Quote the listing below in full and exactly as written, but omit every picture.

══ Source data ══

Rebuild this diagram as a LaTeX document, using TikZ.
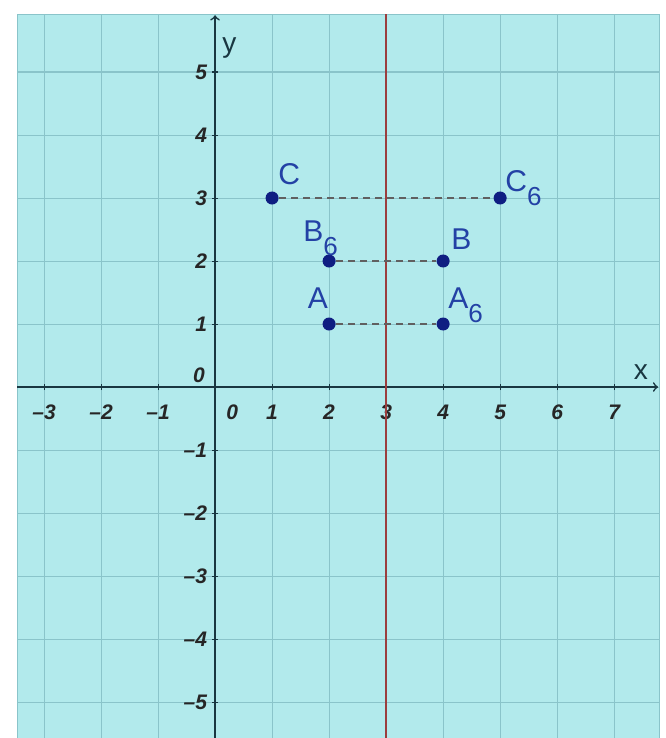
\documentclass[tikz,border=0pt]{standalone}
\usepackage{fontspec}
\setmainfont{Liberation Sans}
\usepackage{xcolor}
\definecolor{colorPlane}{RGB}{178,234,236}
\definecolor{colorGrid}{RGB}{138,196,202}
\definecolor{colorAxis}{RGB}{25,55,65}
\definecolor{colorMirror}{RGB}{155,62,62}
\definecolor{colorPoint}{RGB}{15,30,130}
\definecolor{colorLabel}{RGB}{35,65,165}
\usetikzlibrary{arrows, positioning}
\newcommand{\ptname}[2]{#1\raisebox{-0.9ex}{\fontsize{13}{13}\selectfont #2}}
\tikzset{
  point/.style={circle, fill=colorPoint, inner sep=0pt, minimum size=6.5pt},
  ptlabel/.style={text=colorLabel, font=\fontsize{15}{15}\selectfont, inner sep=1pt},
  ticklabel/.style={text=black!85, font=\fontsize{10.5}{10.5}\selectfont\bfseries\itshape, inner sep=1pt},
  axislabel/.style={text=colorAxis, font=\fontsize{14}{14}\selectfont, inner sep=1pt},
  mirror/.style={gray!75!black, line width=0.6pt, dash pattern=on 3.5pt off 2.5pt}
}
\begin{document}
\begin{tikzpicture}[x=1cm, y=1.105cm, >=to]
\useasboundingbox (-3.772,-5.571) rectangle (7.895,6.143);
\fill[white] (-3.772,-5.571) rectangle (7.895,6.143);
% plane and grid
\filldraw[fill=colorPlane, draw=colorGrid, line width=0.5pt] (-3.47,-5.6) rectangle (7.79,5.92);
\foreach \x in {-3,...,7}
  \draw[colorGrid, line width=0.5pt] (\x,-5.6) -- (\x,5.92);
\foreach \y in {-5,...,5}
  \draw[colorGrid, line width=0.5pt] (-3.47,\y) -- (7.79,\y);
% axes
\coordinate (xstart) at (-3.47,0);
\coordinate (xend) at (7.77,0);
\coordinate (ystart) at (0,-5.6);
\coordinate (yend) at (0,5.9);
\draw[->, colorAxis, line width=0.8pt] (xstart) -- (xend);
\draw[->, colorAxis, line width=0.8pt] (ystart) -- (yend);
\node[axislabel] (xname) at (7.47,0.24) {x};
\node[axislabel] (yname) at (0.25,5.38) {y};
\foreach \x in {-3,-2,-1,1,2,3,4,5,6,7}{
  \draw[colorAxis, line width=0.5pt] (\x,-0.05) -- (\x,0.05);
  \node[ticklabel] (xt\x) at (\x,-0.4) {\ifnum\x<0 \textendash\number-\x\else\x\fi};
}
\foreach \y in {-5,-4,-3,-2,-1,1,2,3,4,5}{
  \draw[colorAxis, line width=0.5pt] (-0.05,\y) -- (0.05,\y);
  \node[ticklabel, anchor=east] (yt\y) at (-0.1,\y) {\ifnum\y<0 \textendash\number-\y\else\y\fi};
}
\node[ticklabel] (xt0) at (0.3,-0.4) {0};
\node[ticklabel] (yt0) at (-0.28,0.19) {0};
% mirror line x=3
\coordinate (mbottom) at (3,-5.6);
\coordinate (mtop) at (3,5.92);
\draw[colorMirror, line width=1.1pt] (mbottom) -- (mtop);
% points and images
\node[point] (A) at (2,1) {};
\node[point] (B) at (4,2) {};
\node[point] (C) at (1,3) {};
\node[point] (A6) at (4,1) {};
\node[point] (B6) at (2,2) {};
\node[point] (C6) at (5,3) {};
\draw[mirror] (A) -- (A6);
\draw[mirror] (B6) -- (B);
\draw[mirror] (C) -- (C6);
\node[ptlabel, above right=3pt and -0.5pt of C] (lC) {C};
\node[ptlabel, right=-2pt of C6, yshift=5pt] (lC6) {\ptname{C}{6}};
\node[ptlabel, above left=-1pt and -8pt of B6] (lB6) {\ptname{B}{6}};
\node[ptlabel, above right=2pt and 0.5pt of B] (lB) {B};
\node[ptlabel, above left=4pt and -3pt of A] (lA) {A};
\node[ptlabel, above right=-3pt and -1pt of A6] (lA6) {\ptname{A}{6}};
\end{tikzpicture}
\end{document}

═══

## Written answer
Rebuild this diagram as a LaTeX document, using TikZ.
\documentclass[tikz,border=0pt]{standalone}
\usepackage{fontspec}
\setmainfont{Liberation Sans}
\usepackage{xcolor}
\definecolor{colorPlane}{RGB}{178,234,236}
\definecolor{colorGrid}{RGB}{138,196,202}
\definecolor{colorAxis}{RGB}{25,55,65}
\definecolor{colorMirror}{RGB}{155,62,62}
\definecolor{colorPoint}{RGB}{15,30,130}
\definecolor{colorLabel}{RGB}{35,65,165}
\usetikzlibrary{arrows, positioning}
\newcommand{\ptname}[2]{#1\raisebox{-0.9ex}{\fontsize{13}{13}\selectfont #2}}
\tikzset{
  point/.style={circle, fill=colorPoint, inner sep=0pt, minimum size=6.5pt},
  ptlabel/.style={text=colorLabel, font=\fontsize{15}{15}\selectfont, inner sep=1pt},
  ticklabel/.style={text=black!85, font=\fontsize{10.5}{10.5}\selectfont\bfseries\itshape, inner sep=1pt},
  axislabel/.style={text=colorAxis, font=\fontsize{14}{14}\selectfont, inner sep=1pt},
  mirror/.style={gray!75!black, line width=0.6pt, dash pattern=on 3.5pt off 2.5pt}
}
\begin{document}
\begin{tikzpicture}[x=1cm, y=1.105cm, >=to]
\useasboundingbox (-3.772,-5.571) rectangle (7.895,6.143);
\fill[white] (-3.772,-5.571) rectangle (7.895,6.143);
% plane and grid
\filldraw[fill=colorPlane, draw=colorGrid, line width=0.5pt] (-3.47,-5.6) rectangle (7.79,5.92);
\foreach \x in {-3,...,7}
  \draw[colorGrid, line width=0.5pt] (\x,-5.6) -- (\x,5.92);
\foreach \y in {-5,...,5}
  \draw[colorGrid, line width=0.5pt] (-3.47,\y) -- (7.79,\y);
% axes
\coordinate (xstart) at (-3.47,0);
\coordinate (xend) at (7.77,0);
\coordinate (ystart) at (0,-5.6);
\coordinate (yend) at (0,5.9);
\draw[->, colorAxis, line width=0.8pt] (xstart) -- (xend);
\draw[->, colorAxis, line width=0.8pt] (ystart) -- (yend);
\node[axislabel] (xname) at (7.47,0.24) {x};
\node[axislabel] (yname) at (0.25,5.38) {y};
\foreach \x in {-3,-2,-1,1,2,3,4,5,6,7}{
  \draw[colorAxis, line width=0.5pt] (\x,-0.05) -- (\x,0.05);
  \node[ticklabel] (xt\x) at (\x,-0.4) {\ifnum\x<0 \textendash\number-\x\else\x\fi};
}
\foreach \y in {-5,-4,-3,-2,-1,1,2,3,4,5}{
  \draw[colorAxis, line width=0.5pt] (-0.05,\y) -- (0.05,\y);
  \node[ticklabel, anchor=east] (yt\y) at (-0.1,\y) {\ifnum\y<0 \textendash\number-\y\else\y\fi};
}
\node[ticklabel] (xt0) at (0.3,-0.4) {0};
\node[ticklabel] (yt0) at (-0.28,0.19) {0};
% mirror line x=3
\coordinate (mbottom) at (3,-5.6);
\coordinate (mtop) at (3,5.92);
\draw[colorMirror, line width=1.1pt] (mbottom) -- (mtop);
% points and images
\node[point] (A) at (2,1) {};
\node[point] (B) at (4,2) {};
\node[point] (C) at (1,3) {};
\node[point] (A6) at (4,1) {};
\node[point] (B6) at (2,2) {};
\node[point] (C6) at (5,3) {};
\draw[mirror] (A) -- (A6);
\draw[mirror] (B6) -- (B);
\draw[mirror] (C) -- (C6);
\node[ptlabel, above right=3pt and -0.5pt of C] (lC) {C};
\node[ptlabel, right=-2pt of C6, yshift=5pt] (lC6) {\ptname{C}{6}};
\node[ptlabel, above left=-1pt and -8pt of B6] (lB6) {\ptname{B}{6}};
\node[ptlabel, above right=2pt and 0.5pt of B] (lB) {B};
\node[ptlabel, above left=4pt and -3pt of A] (lA) {A};
\node[ptlabel, above right=-3pt and -1pt of A6] (lA6) {\ptname{A}{6}};
\end{tikzpicture}
\end{document}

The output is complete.